Маски в литературе и драматургии романтизма и в поэзии и театре двадцатого века
В поэзии европейского романтизма — у Шелли и Лермонтова маски иногда, как в лермонтовском «Маскараде», в подчеркнуто театральном преломлении, становились иногда едва ли не главным приемом показа иной реальности.
На самой заре нового литературного направления один из его родоначальников Эдгар По в своей ранней предсимволистской прозе использовал образ устрашающей маски в своем рассказе «Маска Красной Смерти». При желании можно было бы увидеть в этом возрождение древнего архетипического образа грозной личины мифологического существа. Но вместе с тем в романтическом гротеске маска отличается от более древних образов рядом свойств 16.
На границе предсимволизма и символизма маску как второй образ залгавшегося человека использует Случевский в описании умершей женщины:
И маска на сторону сбилась...
Чего тем ртом не говорилось!
Теперь он первый раз не лжет.
В позднейшем символизме двоящийся мир предстает как собственная маска, как в строке Анненского:
Это маска твоя или ты?
Все, что описывает поэт-символист, представляется ему происходящим под маской. Об этом говорится в начале одного из лучших стихотворений второго тома Блока (недаром в его прозе можно найти столько высказываний о масках и их мировоззренческом смысле):
А под маской было звездно,
Улыбалась чья-то повесть,
Короталась тихо ночь...
К маске как ключевому образу в это время обращаются и поэты постсимволистических направлений.

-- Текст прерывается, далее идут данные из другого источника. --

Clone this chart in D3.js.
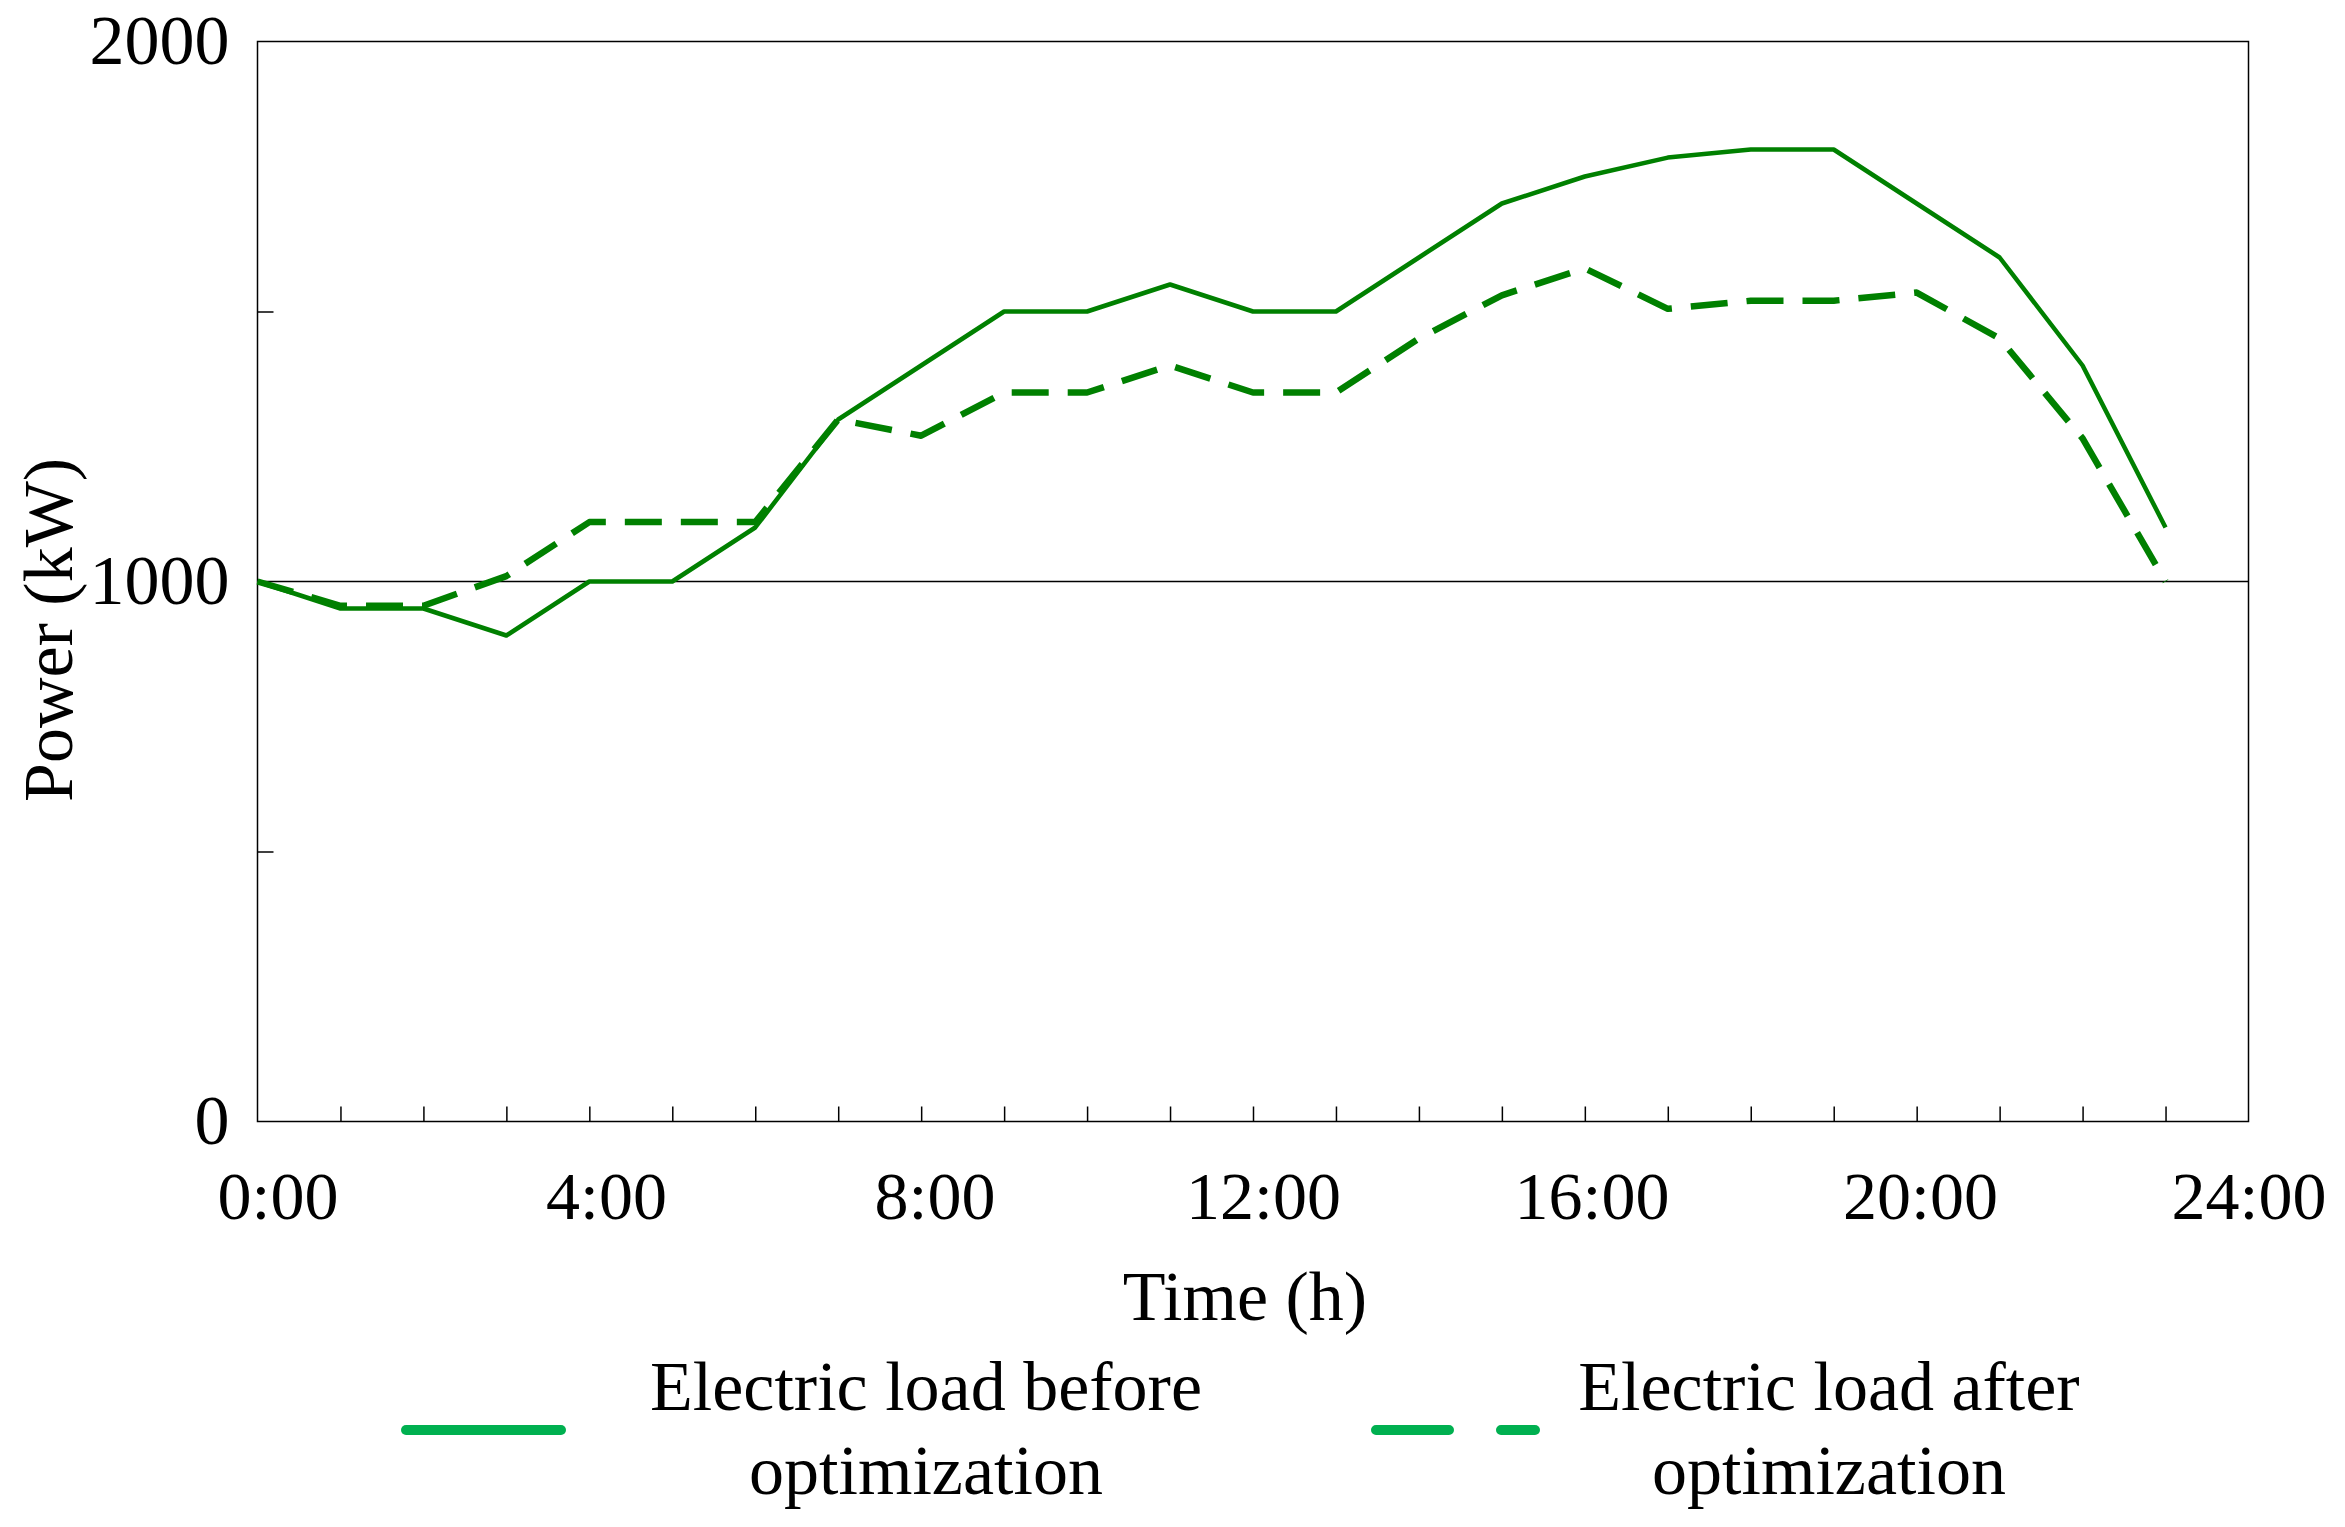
<!DOCTYPE html>
<html>
<head>
<meta charset="utf-8">
<script src="https://cdn.jsdelivr.net/npm/d3@7"></script>
<style>
  body { margin: 0; background: #fff; }
  svg text { font-family: "Liberation Serif", "Times New Roman", serif; fill: #000; }
</style>
</head>
<body>
<svg id="chart" width="2345" height="1527"></svg>
<script>
// ---------------- data ----------------
const hours = [0, 1, 2, 3, 4, 5, 6, 7, 8, 9, 10, 11, 12, 13, 14, 15, 16, 17, 18, 19, 20, 21, 22, 23];
const loadBefore = [1000, 950, 950, 900, 1000, 1000, 1100, 1300, 1400, 1500, 1500, 1550,
                    1500, 1500, 1600, 1700, 1750, 1785, 1800, 1800, 1700, 1600, 1400, 1100];
const loadAfter  = [1000, 955, 955, 1010, 1110, 1110, 1110, 1300, 1270, 1350, 1350, 1400,
                    1350, 1350, 1450, 1530, 1580, 1505, 1520, 1520, 1535, 1450, 1265, 1000];

const xLabelHours = [0, 4, 8, 12, 16, 20, 24];
const xLabels     = ['0:00', '4:00', '8:00', '12:00', '16:00', '20:00', '24:00'];
const yLabelVals  = [0, 1000, 2000];
const yMinorVals  = [500, 1500];
const seriesNames = [['Electric load before', 'optimization'], ['Electric load after', 'optimization']];

// ---------------- layout ----------------
const plotL = 257.5, plotR = 2248.5, plotT = 41.5, plotB = 1121.5;
const LINE_COLOR = '#008000';
const LEGEND_COLOR = '#00b050';

const svg = d3.select('#chart');
svg.append('rect').attr('width', 2345).attr('height', 1527).attr('fill', '#fff');

const x = d3.scaleLinear().domain([0, 24]).range([plotL, plotR]);
const y = d3.scaleLinear().domain([0, 2000]).range([plotB, plotT]);

// gridline at 1000
svg.append('line')
  .attr('x1', plotL).attr('x2', plotR)
  .attr('y1', y(1000)).attr('y2', y(1000))
  .attr('stroke', '#000').attr('stroke-width', 1.5);

// minor inside ticks, hourly on x
const xTicks = svg.append('g')
  .attr('transform', `translate(0,${plotB})`)
  .call(d3.axisBottom(x).tickValues(d3.range(1, 24)).tickSizeInner(-15).tickSizeOuter(0).tickFormat(''));
xTicks.select('.domain').remove();
xTicks.selectAll('line').attr('stroke', '#000').attr('stroke-width', 1.5);

// x labels (Excel nudges them slightly right, less so towards the end)
const xAxis = svg.append('g')
  .attr('transform', `translate(0,${plotB})`)
  .call(d3.axisBottom(x).tickValues(xLabelHours).tickSize(0).tickPadding(49)
    .tickFormat((d, i) => xLabels[i]));
xAxis.select('.domain').remove();
xAxis.selectAll('text')
  .attr('font-size', 68)
  .attr('dx', d => 20 * (1 - d / 24))
  .attr('font-family', '"Liberation Serif", serif');

// minor inside ticks on y
const yTicks = svg.append('g')
  .attr('transform', `translate(${plotL},0)`)
  .call(d3.axisLeft(y).tickValues(yMinorVals).tickSizeInner(-16).tickSizeOuter(0).tickFormat(''));
yTicks.select('.domain').remove();
yTicks.selectAll('line').attr('stroke', '#000').attr('stroke-width', 1.5);

// y labels
const yAxis = svg.append('g')
  .attr('transform', `translate(${plotL},0)`)
  .call(d3.axisLeft(y).tickValues(yLabelVals).tickSize(0).tickPadding(28).tickFormat(d3.format('d')));
yAxis.select('.domain').remove();
yAxis.selectAll('text').attr('font-size', 70)
  .attr('font-family', '"Liberation Serif", serif');

// plot border
svg.append('rect')
  .attr('x', plotL).attr('y', plotT)
  .attr('width', plotR - plotL).attr('height', plotB - plotT)
  .attr('fill', 'none').attr('stroke', '#000').attr('stroke-width', 1.5);

// series lines
const line = d3.line().x((d, i) => x(hours[i])).y(d => y(d));

svg.append('path')
  .datum(loadAfter)
  .attr('d', line)
  .attr('fill', 'none')
  .attr('stroke', LINE_COLOR)
  .attr('stroke-width', 6.5)
  .attr('stroke-dasharray', '37,19')
  .attr('stroke-linejoin', 'round');

svg.append('path')
  .datum(loadBefore)
  .attr('d', line)
  .attr('fill', 'none')
  .attr('stroke', LINE_COLOR)
  .attr('stroke-width', 4.5)
  .attr('stroke-linejoin', 'round');

// axis titles
svg.append('text')
  .attr('x', 1245).attr('y', 1320)
  .attr('text-anchor', 'middle')
  .attr('font-size', 70)
  .text('Time (h)');

svg.append('text')
  .attr('transform', 'translate(72,630) rotate(-90)')
  .attr('text-anchor', 'middle')
  .attr('font-size', 70)
  .text('Power (kW)');

// legend
const legendItems = [
  { x1: 406, x2: 561, dash: null, tx: 926 },
  { x1: 1376, x2: 1535, dash: '73,52', tx: 1829 }
];
legendItems.forEach((it, i) => {
  svg.append('line')
    .attr('x1', it.x1).attr('x2', it.x2)
    .attr('y1', 1430).attr('y2', 1430)
    .attr('stroke', LEGEND_COLOR)
    .attr('stroke-width', 10)
    .attr('stroke-linecap', 'round')
    .attr('stroke-dasharray', it.dash);
  const t = svg.append('text')
    .attr('x', it.tx).attr('y', 1410)
    .attr('text-anchor', 'middle')
    .attr('font-size', 70);
  t.append('tspan').attr('x', it.tx).text(seriesNames[i][0]);
  t.append('tspan').attr('x', it.tx).attr('dy', 84).text(seriesNames[i][1]);
});
</script>
</body>
</html>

По словам Аполлинера,
В нашей судьбе было трагическое благородство
Маски греческого тирана
(Notre histoire etait noble et tragique
Comme une masque d'un tiran).
--------------
16 [Бахтин 1965, 47].
342
Едва ли не наиболее интересной проблемой истории европейского и русского театра начала XX века представляется его сознательная ориентация на уже сложившиеся формы использования театральных масок наряду с другими приемами театра прошлого времени. В России в начале века сознательная ориентация на ранние театральные формы объединяла таких режиссеров, друг с другом во многих отношениях несходных, как Евреинов (создавший целый театр для решения задач реконструкции театрального прошлого), Таиров, Вахтангов и Мейерхольд. Последний обнаруживает особый интерес, с одной стороны, к традиционному дальневосточному театру (китайскому и японскому), подхваченный его учеником Эйзенштейном, с другой, стремление возродить многое из традиции Commedia del'arte. Особую вершину в этом движении представляет его постановка «Маскарада» и его игра в ней как актера.
В западноевропейских и американских театроведческих работах нередко 1917 год представляется как решающий не по общеисторическим соображениям, а по тому, что в этом году был поставлен авангардный балет «Парад» с участием приглашенных Дягилевым Пикассо, Кокто и Аполлинера. Не споря со значением этого балета (реконструкция которого в 1989 г. в Лос-Анджелесе не произвела, впрочем, чаемого эффекта), стоит, тем не менее, заметить, что для истории русского и европейского театра очень существенным было предложенное Мейерхольдом новое понимание лермонтовского «Маскарада» в стиле, соединявшем возрожденную Commedia del'arte с чертами того нового постсимволистского театра, который был создан в России на протяжении нескольких лет, следовавших за этой постановкой.
Новый русский театр формировался как антитеза школе Станиславского, у которого многие из его ведущих режиссеров учились. Для них вопрос заключался в том, нужно ли создавать систему психологических упражнений, подобных йогическим (на этой аналогии системе Станиславского настаивал Эйзенштейн), для того, чтобы актер вошел сам в то состояние, которое при альтернативном подходе достигается его внешне воспринимаемой игрой. Эта дилемма (в развитие известного диалога Дидро) обсуждалась в замечательной статье психолога Выготского о психологии актера. При первом подходе места для маски не остается, при втором она может оказаться столь же действенной, как в традиционном дальневосточном театре.